(Plotting code records)
=====

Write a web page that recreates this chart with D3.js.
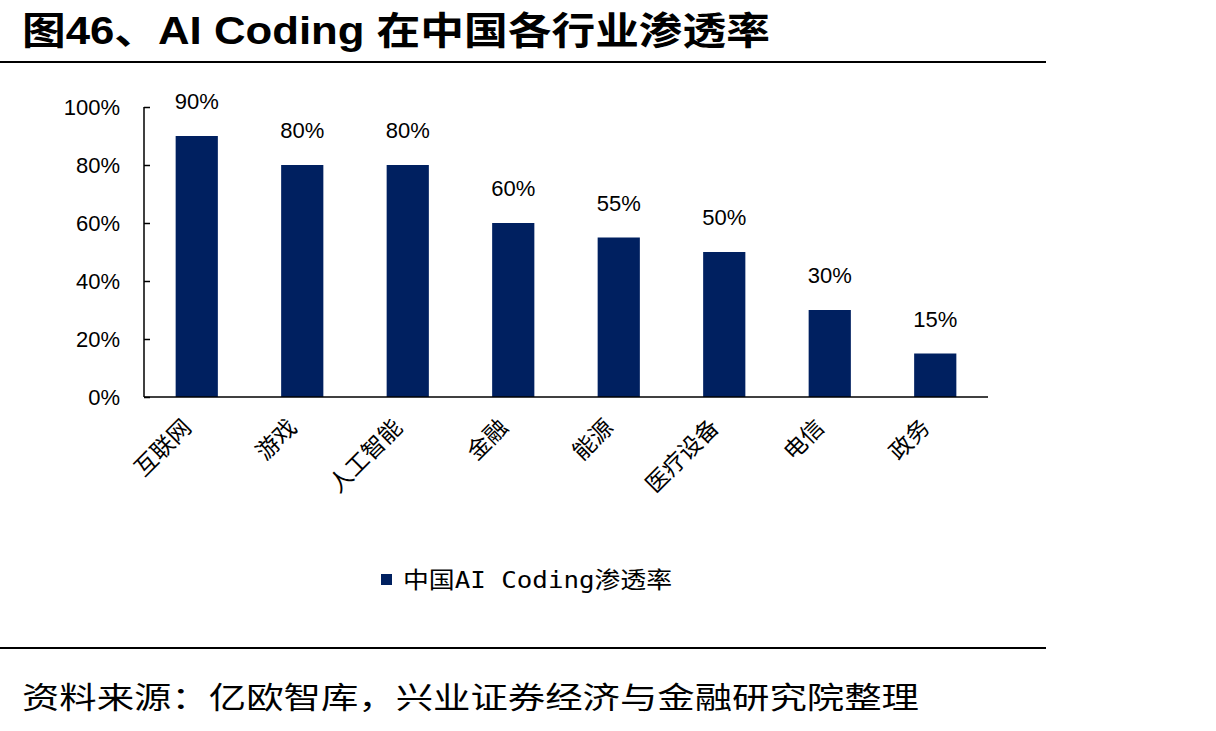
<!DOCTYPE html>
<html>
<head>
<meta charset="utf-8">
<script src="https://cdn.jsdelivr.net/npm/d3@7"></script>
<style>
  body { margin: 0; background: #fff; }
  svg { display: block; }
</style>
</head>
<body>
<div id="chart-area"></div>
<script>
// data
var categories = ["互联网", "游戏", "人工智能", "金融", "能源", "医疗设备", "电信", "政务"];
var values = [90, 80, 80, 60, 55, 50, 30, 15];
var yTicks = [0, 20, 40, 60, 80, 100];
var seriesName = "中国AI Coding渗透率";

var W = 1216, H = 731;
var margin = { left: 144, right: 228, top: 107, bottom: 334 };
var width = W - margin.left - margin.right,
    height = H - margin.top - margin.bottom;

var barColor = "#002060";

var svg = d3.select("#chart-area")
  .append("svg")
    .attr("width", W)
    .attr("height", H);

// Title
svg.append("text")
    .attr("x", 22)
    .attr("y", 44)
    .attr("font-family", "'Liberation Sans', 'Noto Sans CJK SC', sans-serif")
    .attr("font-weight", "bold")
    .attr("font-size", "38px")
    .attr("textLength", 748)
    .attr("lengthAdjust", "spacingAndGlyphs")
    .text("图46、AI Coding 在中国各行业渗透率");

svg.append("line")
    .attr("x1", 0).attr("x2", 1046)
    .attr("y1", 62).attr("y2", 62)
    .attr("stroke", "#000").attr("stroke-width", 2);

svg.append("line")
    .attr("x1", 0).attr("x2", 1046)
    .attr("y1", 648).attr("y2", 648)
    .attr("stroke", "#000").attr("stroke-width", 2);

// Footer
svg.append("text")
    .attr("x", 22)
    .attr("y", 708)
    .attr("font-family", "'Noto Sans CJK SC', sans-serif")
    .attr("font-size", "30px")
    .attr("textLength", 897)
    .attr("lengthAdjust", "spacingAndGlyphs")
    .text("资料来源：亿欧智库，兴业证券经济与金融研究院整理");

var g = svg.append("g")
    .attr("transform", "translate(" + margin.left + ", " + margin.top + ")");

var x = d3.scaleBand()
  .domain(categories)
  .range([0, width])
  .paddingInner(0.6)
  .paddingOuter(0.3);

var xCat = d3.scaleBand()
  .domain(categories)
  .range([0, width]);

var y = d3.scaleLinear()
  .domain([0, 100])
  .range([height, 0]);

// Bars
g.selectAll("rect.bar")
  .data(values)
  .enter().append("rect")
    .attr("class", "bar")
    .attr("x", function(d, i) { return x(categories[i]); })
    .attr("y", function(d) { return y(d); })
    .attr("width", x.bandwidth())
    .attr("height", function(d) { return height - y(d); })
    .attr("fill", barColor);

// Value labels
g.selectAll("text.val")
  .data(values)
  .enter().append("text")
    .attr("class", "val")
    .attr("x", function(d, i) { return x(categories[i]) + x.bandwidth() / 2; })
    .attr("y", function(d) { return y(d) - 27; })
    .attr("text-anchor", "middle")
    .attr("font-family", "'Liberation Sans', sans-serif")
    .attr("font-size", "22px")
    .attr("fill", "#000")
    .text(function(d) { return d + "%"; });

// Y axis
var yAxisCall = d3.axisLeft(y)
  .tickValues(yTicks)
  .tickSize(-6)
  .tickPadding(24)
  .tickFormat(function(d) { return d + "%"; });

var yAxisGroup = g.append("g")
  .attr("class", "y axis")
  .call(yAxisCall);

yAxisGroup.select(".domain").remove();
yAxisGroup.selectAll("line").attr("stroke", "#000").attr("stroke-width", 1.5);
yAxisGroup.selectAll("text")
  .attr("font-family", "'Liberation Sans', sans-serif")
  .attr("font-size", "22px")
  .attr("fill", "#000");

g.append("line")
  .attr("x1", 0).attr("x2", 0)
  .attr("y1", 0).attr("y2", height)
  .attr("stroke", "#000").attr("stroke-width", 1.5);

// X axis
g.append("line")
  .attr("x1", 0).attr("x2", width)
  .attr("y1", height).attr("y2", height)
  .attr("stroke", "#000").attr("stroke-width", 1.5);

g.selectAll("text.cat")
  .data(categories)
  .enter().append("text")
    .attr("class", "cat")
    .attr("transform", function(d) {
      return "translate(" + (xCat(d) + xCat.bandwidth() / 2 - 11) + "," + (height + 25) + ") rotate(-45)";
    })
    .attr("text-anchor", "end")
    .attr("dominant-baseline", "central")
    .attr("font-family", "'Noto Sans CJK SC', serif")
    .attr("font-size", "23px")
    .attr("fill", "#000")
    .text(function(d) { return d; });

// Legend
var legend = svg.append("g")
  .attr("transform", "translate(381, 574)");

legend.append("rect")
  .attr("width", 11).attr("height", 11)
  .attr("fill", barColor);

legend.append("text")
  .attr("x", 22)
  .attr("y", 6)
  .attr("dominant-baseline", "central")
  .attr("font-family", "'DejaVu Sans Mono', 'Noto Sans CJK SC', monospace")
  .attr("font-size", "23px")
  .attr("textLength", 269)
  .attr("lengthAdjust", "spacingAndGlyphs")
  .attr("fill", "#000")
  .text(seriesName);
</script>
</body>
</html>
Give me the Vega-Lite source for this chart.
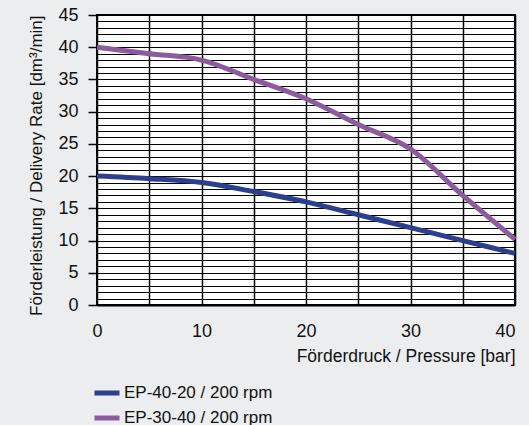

=====

SET EXERCISE. Retype the whole listing exactly and leave the pictures out.

PROBLEM SOLUTION.
Write a web page that recreates this chart with D3.js.
<!DOCTYPE html>
<html>
<head>
<meta charset="utf-8">
<script src="https://cdn.jsdelivr.net/npm/d3@7"></script>
<style>
  body { margin: 0; background: #fff; }
  svg { display: block; }
</style>
</head>
<body>
<div id="chart-area"></div>
<script>
// data
var categories = ["互联网", "游戏", "人工智能", "金融", "能源", "医疗设备", "电信", "政务"];
var values = [90, 80, 80, 60, 55, 50, 30, 15];
var yTicks = [0, 20, 40, 60, 80, 100];
var seriesName = "中国AI Coding渗透率";

var W = 1216, H = 731;
var margin = { left: 144, right: 228, top: 107, bottom: 334 };
var width = W - margin.left - margin.right,
    height = H - margin.top - margin.bottom;

var barColor = "#002060";

var svg = d3.select("#chart-area")
  .append("svg")
    .attr("width", W)
    .attr("height", H);

// Title
svg.append("text")
    .attr("x", 22)
    .attr("y", 44)
    .attr("font-family", "'Liberation Sans', 'Noto Sans CJK SC', sans-serif")
    .attr("font-weight", "bold")
    .attr("font-size", "38px")
    .attr("textLength", 748)
    .attr("lengthAdjust", "spacingAndGlyphs")
    .text("图46、AI Coding 在中国各行业渗透率");

svg.append("line")
    .attr("x1", 0).attr("x2", 1046)
    .attr("y1", 62).attr("y2", 62)
    .attr("stroke", "#000").attr("stroke-width", 2);

svg.append("line")
    .attr("x1", 0).attr("x2", 1046)
    .attr("y1", 648).attr("y2", 648)
    .attr("stroke", "#000").attr("stroke-width", 2);

// Footer
svg.append("text")
    .attr("x", 22)
    .attr("y", 708)
    .attr("font-family", "'Noto Sans CJK SC', sans-serif")
    .attr("font-size", "30px")
    .attr("textLength", 897)
    .attr("lengthAdjust", "spacingAndGlyphs")
    .text("资料来源：亿欧智库，兴业证券经济与金融研究院整理");

var g = svg.append("g")
    .attr("transform", "translate(" + margin.left + ", " + margin.top + ")");

var x = d3.scaleBand()
  .domain(categories)
  .range([0, width])
  .paddingInner(0.6)
  .paddingOuter(0.3);

var xCat = d3.scaleBand()
  .domain(categories)
  .range([0, width]);

var y = d3.scaleLinear()
  .domain([0, 100])
  .range([height, 0]);

// Bars
g.selectAll("rect.bar")
  .data(values)
  .enter().append("rect")
    .attr("class", "bar")
    .attr("x", function(d, i) { return x(categories[i]); })
    .attr("y", function(d) { return y(d); })
    .attr("width", x.bandwidth())
    .attr("height", function(d) { return height - y(d); })
    .attr("fill", barColor);

// Value labels
g.selectAll("text.val")
  .data(values)
  .enter().append("text")
    .attr("class", "val")
    .attr("x", function(d, i) { return x(categories[i]) + x.bandwidth() / 2; })
    .attr("y", function(d) { return y(d) - 27; })
    .attr("text-anchor", "middle")
    .attr("font-family", "'Liberation Sans', sans-serif")
    .attr("font-size", "22px")
    .attr("fill", "#000")
    .text(function(d) { return d + "%"; });

// Y axis
var yAxisCall = d3.axisLeft(y)
  .tickValues(yTicks)
  .tickSize(-6)
  .tickPadding(24)
  .tickFormat(function(d) { return d + "%"; });

var yAxisGroup = g.append("g")
  .attr("class", "y axis")
  .call(yAxisCall);

yAxisGroup.select(".domain").remove();
yAxisGroup.selectAll("line").attr("stroke", "#000").attr("stroke-width", 1.5);
yAxisGroup.selectAll("text")
  .attr("font-family", "'Liberation Sans', sans-serif")
  .attr("font-size", "22px")
  .attr("fill", "#000");

g.append("line")
  .attr("x1", 0).attr("x2", 0)
  .attr("y1", 0).attr("y2", height)
  .attr("stroke", "#000").attr("stroke-width", 1.5);

// X axis
g.append("line")
  .attr("x1", 0).attr("x2", width)
  .attr("y1", height).attr("y2", height)
  .attr("stroke", "#000").attr("stroke-width", 1.5);

g.selectAll("text.cat")
  .data(categories)
  .enter().append("text")
    .attr("class", "cat")
    .attr("transform", function(d) {
      return "translate(" + (xCat(d) + xCat.bandwidth() / 2 - 11) + "," + (height + 25) + ") rotate(-45)";
    })
    .attr("text-anchor", "end")
    .attr("dominant-baseline", "central")
    .attr("font-family", "'Noto Sans CJK SC', serif")
    .attr("font-size", "23px")
    .attr("fill", "#000")
    .text(function(d) { return d; });

// Legend
var legend = svg.append("g")
  .attr("transform", "translate(381, 574)");

legend.append("rect")
  .attr("width", 11).attr("height", 11)
  .attr("fill", barColor);

legend.append("text")
  .attr("x", 22)
  .attr("y", 6)
  .attr("dominant-baseline", "central")
  .attr("font-family", "'DejaVu Sans Mono', 'Noto Sans CJK SC', monospace")
  .attr("font-size", "23px")
  .attr("textLength", 269)
  .attr("lengthAdjust", "spacingAndGlyphs")
  .attr("fill", "#000")
  .text(seriesName);
</script>
</body>
</html>
Give me the Vega-Lite source for this chart.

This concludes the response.